HOUSTON — The industrial market in the north central part of the country expects strong construction activity to start 2006 after an impressive turnaround this year, according to the market research firm Industrial Information Resources here.

Industrial customers are planning 82 capital projects in the Midwest region for the first quarter of 2006, representing more than $2.3 billion in spending, reported the firm's Website Industrial-info.com. The projects are scheduled to begin from January through March 2006. The Midwest region is made up of Minnesota, Iowa, Kansas, Missouri, Nebraska, North Dakota and South Dakota.
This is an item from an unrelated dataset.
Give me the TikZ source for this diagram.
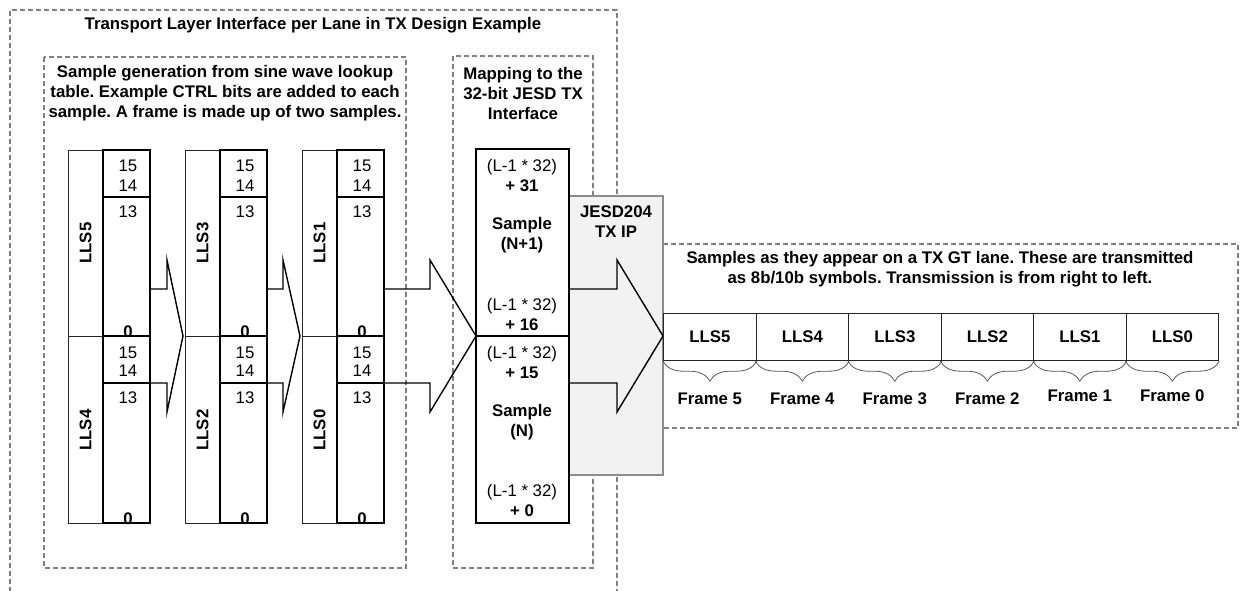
\documentclass[tikz,border=0pt]{standalone}
\usepackage{fontspec}
\setmainfont{Liberation Sans}
\usetikzlibrary{decorations.pathreplacing}
\definecolor{dashgray}{RGB}{128,128,128}
\definecolor{ipgray}{RGB}{242,242,242}
\frenchspacing

% block arrow: shaft start x, head start x, tip x
\newcommand{\fatarrow}[3]{%
  \draw[arrowline] (#1,289) -- (#2,289) -- (#2,260) -- (#3,336) -- (#2,412) -- (#2,383) -- (#1,383);}

% one column of two samples: left x, upper lane, lower lane, name
\newcommand{\samplecol}[4]{%
  \draw[thinline] (#1+35,150) -- (#1,150) -- (#1,523) -- (#1+35,523);
  \draw[thinline] (#1,336) -- (#1+35,336);
  \draw[thickbox] (#1+35,150) rectangle (#1+82,197);
  \draw[thickbox] (#1+35,197) rectangle (#1+82,336);
  \draw[thickbox] (#1+35,336) rectangle (#1+82,383);
  \draw[thickbox] (#1+35,383) rectangle (#1+82,523);
  \node[lbl, rotate=90] (#4up) at (#1+17.5,243) {LLS#2};
  \node[lbl, rotate=90] (#4lo) at (#1+17.5,430) {LLS#3};
  \node[num] (#4a) at (#1+60,166) {15};
  \node[num] (#4b) at (#1+60,186) {14};
  \node[num] (#4c) at (#1+60,212) {13};
  \node[lbl, anchor=base] (#4d) at (#1+60,337) {0};
  \node[num] (#4e) at (#1+60,353) {15};
  \node[num] (#4f) at (#1+60,371) {14};
  \node[num] (#4g) at (#1+60,398) {13};
  \node[lbl, anchor=base] (#4h) at (#1+60,524) {0};}

\begin{document}
\begin{tikzpicture}[x=0.5pt, y=-0.5pt,
    font=\fontsize{8.4}{10}\selectfont,
    dashbox/.style={draw=dashgray, line width=0.75pt, dash pattern=on 2.5pt off 1.5pt},
    thinline/.style={draw=black!85, line width=0.5pt},
    thickbox/.style={draw=black, line width=1.1pt},
    arrowline/.style={draw=black, line width=0.7pt, line join=miter},
    lbl/.style={font=\fontsize{8.4}{10}\selectfont\bfseries, inner sep=0pt},
    num/.style={inner sep=0pt},
    heading/.style={font=\fontsize{8.4}{10}\selectfont\bfseries, align=center, inner sep=0pt},
    cell/.style={draw=black!85, line width=0.6pt, minimum width=46.25pt, minimum height=23.5pt, inner sep=0pt, font=\fontsize{8.4}{10}\selectfont\bfseries},
    framebrace/.style={draw=black!65, line width=0.4pt, decorate, decoration={brace, mirror, amplitude=10pt}}]
  \useasboundingbox (0,0) rectangle (1248,590);

  % Dashed groups
  \draw[dashbox] (10,592) -- (10,10) -- (617,10) -- (617,592);
  \draw[dashbox] (44,57) rectangle (406,568);
  \draw[dashbox] (453,56) rectangle (593,568);
  \draw[dashbox] (640,244) rectangle (1238,428);

  \node[heading] (title) at (313,25) {Transport Layer Interface per Lane in TX Design Example};
  \node[heading] (gentext) at (225,93) {Sample generation from sine wave lookup\\table. Example CTRL bits are added to each\\sample. A frame is made up of two samples.};
  \node[heading] (maptext) at (523,93) {Mapping to the\\32-bit JESD TX\\Interface};

  % JESD204 TX IP
  \draw[draw=black!45, line width=0.6pt, fill=ipgray] (569,196) rectangle (663,475);
  \node[heading] (ip) at (616,222) {JESD204\\TX IP};

  % Sample columns
  \samplecol{68}{5}{4}{c1}
  \samplecol{185}{3}{2}{c2}
  \samplecol{302}{1}{0}{c3}

  % Arrows
  \fatarrow{150}{167}{183}
  \fatarrow{267}{283}{300}
  \fatarrow{383}{430}{476}
  \fatarrow{569}{617}{663}

  % 32-bit mapping
  \draw[thickbox] (476,149) rectangle (569,336);
  \draw[thickbox] (476,336) rectangle (569,523);
  \node[align=center, inner sep=0pt] (m31) at (522,176) {(L-1 * 32)\\\textbf{+ 31}};
  \node[heading] (sn1) at (522,235) {Sample\\(N+1)};
  \node[align=center, inner sep=0pt] (m16) at (522,314) {(L-1 * 32)\\\textbf{+ 16}};
  \node[align=center, inner sep=0pt] (m15) at (522,362) {(L-1 * 32)\\\textbf{+ 15}};
  \node[heading] (sn) at (522,422) {Sample\\(N)};
  \node[align=center, inner sep=0pt] (m0) at (522,500) {(L-1 * 32)\\\textbf{+ 0}};

  % Lane samples
  \node[heading] (lanetext) at (940,269) {Samples as they appear on a TX GT lane. These are transmitted\\as 8b/10b symbols. Transmission is from right to left.};
  \foreach \i/\k in {0/5,1/4,2/3,3/2,4/1,5/0} {
    \node[cell, anchor=north west] (lane\k) at (663+92.5*\i,313) {LLS\k};
    \draw[framebrace] (lane\k.south west) -- (lane\k.south east);
  }
  \foreach \k/\dy in {5/0,4/0,3/0,2/0,1/-3,0/-3} {
    \node[lbl] (frame\k) at ([yshift=-\dy*0.5pt]lane\k.south |- 0,399) {Frame \k};
  }
\end{tikzpicture}
\end{document}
This region is home to roughly 3,286 industrial plants representing 12 industry segments.

Minnesota is expected to lead the region in project starts during the first quarter, with more than $1 billion of investment planned. During this same time period, Missouri and Kansas anticipate more than $300 million each in capital spending to begin, while Iowa and North Dakota are expecting kick-offs on projects representing more than $100 million for each state. The remaining $45 million worth of project investment should start construction in Nebraska and South Dakota.
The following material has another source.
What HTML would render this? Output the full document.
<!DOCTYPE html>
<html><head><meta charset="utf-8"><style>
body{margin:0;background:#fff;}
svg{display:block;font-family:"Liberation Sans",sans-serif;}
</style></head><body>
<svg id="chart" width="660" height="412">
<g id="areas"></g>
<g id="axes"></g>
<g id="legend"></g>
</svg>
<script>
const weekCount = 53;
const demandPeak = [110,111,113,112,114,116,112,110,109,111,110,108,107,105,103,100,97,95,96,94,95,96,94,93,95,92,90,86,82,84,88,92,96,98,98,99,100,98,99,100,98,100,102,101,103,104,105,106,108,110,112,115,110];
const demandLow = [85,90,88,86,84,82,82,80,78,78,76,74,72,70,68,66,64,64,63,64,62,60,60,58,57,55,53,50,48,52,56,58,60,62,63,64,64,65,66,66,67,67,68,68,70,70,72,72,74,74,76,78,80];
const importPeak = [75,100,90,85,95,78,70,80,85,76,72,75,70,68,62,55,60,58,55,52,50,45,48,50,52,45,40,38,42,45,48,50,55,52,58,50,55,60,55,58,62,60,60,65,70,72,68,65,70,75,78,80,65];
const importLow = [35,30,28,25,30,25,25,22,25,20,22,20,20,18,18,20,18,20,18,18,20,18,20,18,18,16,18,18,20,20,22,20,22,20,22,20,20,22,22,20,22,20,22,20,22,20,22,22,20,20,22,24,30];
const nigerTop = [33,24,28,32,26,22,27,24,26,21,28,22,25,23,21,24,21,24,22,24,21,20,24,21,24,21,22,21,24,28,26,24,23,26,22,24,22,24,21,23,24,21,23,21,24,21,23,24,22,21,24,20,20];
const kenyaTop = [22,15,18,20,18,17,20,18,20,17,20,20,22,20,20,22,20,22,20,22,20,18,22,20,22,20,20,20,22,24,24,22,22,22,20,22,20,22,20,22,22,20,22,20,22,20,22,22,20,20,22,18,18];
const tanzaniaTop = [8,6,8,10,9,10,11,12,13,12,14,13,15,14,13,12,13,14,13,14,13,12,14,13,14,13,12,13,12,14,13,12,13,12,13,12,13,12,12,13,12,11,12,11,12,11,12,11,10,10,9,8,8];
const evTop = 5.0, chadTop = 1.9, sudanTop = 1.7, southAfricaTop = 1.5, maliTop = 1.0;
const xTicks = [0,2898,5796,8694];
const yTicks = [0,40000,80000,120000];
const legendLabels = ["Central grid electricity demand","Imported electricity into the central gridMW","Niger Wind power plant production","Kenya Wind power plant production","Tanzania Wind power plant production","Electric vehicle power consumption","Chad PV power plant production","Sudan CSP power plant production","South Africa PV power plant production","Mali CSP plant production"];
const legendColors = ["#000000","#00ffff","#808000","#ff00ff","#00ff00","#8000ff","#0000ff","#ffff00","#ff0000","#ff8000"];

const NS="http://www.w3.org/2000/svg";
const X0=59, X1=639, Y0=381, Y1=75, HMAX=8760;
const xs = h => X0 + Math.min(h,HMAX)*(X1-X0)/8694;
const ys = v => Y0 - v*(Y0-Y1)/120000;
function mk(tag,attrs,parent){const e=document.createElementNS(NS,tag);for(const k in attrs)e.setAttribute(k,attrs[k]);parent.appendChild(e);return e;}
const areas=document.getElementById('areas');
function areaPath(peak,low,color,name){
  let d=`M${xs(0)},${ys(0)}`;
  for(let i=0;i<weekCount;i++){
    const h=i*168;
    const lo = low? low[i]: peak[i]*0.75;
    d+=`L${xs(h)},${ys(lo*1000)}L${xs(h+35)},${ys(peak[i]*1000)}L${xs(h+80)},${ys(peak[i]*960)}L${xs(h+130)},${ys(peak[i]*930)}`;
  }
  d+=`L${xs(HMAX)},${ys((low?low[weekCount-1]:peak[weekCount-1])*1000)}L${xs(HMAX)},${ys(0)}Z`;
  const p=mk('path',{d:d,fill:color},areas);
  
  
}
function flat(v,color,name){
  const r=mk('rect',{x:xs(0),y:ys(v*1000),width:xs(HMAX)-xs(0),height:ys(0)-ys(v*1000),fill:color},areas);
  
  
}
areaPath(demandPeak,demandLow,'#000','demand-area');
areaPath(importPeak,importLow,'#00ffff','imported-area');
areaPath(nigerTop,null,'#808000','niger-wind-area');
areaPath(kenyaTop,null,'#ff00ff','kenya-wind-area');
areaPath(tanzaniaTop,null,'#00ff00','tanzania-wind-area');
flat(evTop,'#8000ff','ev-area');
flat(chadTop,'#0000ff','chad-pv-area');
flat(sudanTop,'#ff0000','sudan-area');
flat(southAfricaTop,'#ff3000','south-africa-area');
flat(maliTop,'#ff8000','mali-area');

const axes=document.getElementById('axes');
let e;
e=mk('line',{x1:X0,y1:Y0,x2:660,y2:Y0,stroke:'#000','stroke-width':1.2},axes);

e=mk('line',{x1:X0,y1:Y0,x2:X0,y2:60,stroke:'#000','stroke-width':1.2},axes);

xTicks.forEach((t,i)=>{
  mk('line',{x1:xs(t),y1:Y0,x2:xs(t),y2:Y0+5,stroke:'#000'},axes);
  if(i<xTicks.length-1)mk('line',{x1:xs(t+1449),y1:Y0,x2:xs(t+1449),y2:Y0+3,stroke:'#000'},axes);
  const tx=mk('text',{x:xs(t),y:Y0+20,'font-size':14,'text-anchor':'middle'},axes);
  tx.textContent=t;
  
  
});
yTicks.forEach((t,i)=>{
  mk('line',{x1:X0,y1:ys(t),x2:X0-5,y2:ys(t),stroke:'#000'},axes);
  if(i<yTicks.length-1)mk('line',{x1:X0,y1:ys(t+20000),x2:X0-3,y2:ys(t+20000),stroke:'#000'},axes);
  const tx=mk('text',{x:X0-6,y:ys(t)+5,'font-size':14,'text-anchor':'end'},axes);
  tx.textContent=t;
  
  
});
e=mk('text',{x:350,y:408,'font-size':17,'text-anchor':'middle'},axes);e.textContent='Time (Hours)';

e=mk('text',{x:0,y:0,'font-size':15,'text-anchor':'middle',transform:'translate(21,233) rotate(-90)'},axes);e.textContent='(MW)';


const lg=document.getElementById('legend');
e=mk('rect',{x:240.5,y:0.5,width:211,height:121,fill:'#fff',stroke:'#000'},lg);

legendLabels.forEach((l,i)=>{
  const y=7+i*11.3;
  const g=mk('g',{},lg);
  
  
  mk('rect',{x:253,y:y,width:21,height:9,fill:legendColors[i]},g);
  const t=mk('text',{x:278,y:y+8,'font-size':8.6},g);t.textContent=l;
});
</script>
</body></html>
Planned 1Q 2006 Midwest industrial project spending
(Millions of dollars)

Industry MN MO KS IA ND NE SD Totals
Power $350M $275M $322M $6M $20M $973M
Pulp, paper & wood $500M $1M $500M
Industrial manufacturing $306M $41M $8M $49M $28M $18M $1M $424M
Food & beverage $40M $48M $2M $43M $68M $2M $163M
Metals & minerals $30M $4M $34M $1M $25M $4M $141M
Synthetic fuel $75M $100M
Chemical processing $6M $6M
Petroleum refining $5M $5M
Totals $1,226M $374M $371M $174M $122M $44M $1M $2,312M
Source: Industrial Information Resources Inc.; CONTRACTOR magazine

During the first quarter, UPM Kymmenem headquartered in Valkeakoski, Finland, will begin construction on a $500 million paper machine addition at its mill in Grand Rapids, Minn. In Missouri, construction of a $32 million soybean processing plant, planned by Mississippi Valley Processors in Shelbyville, will begin in Palmyra.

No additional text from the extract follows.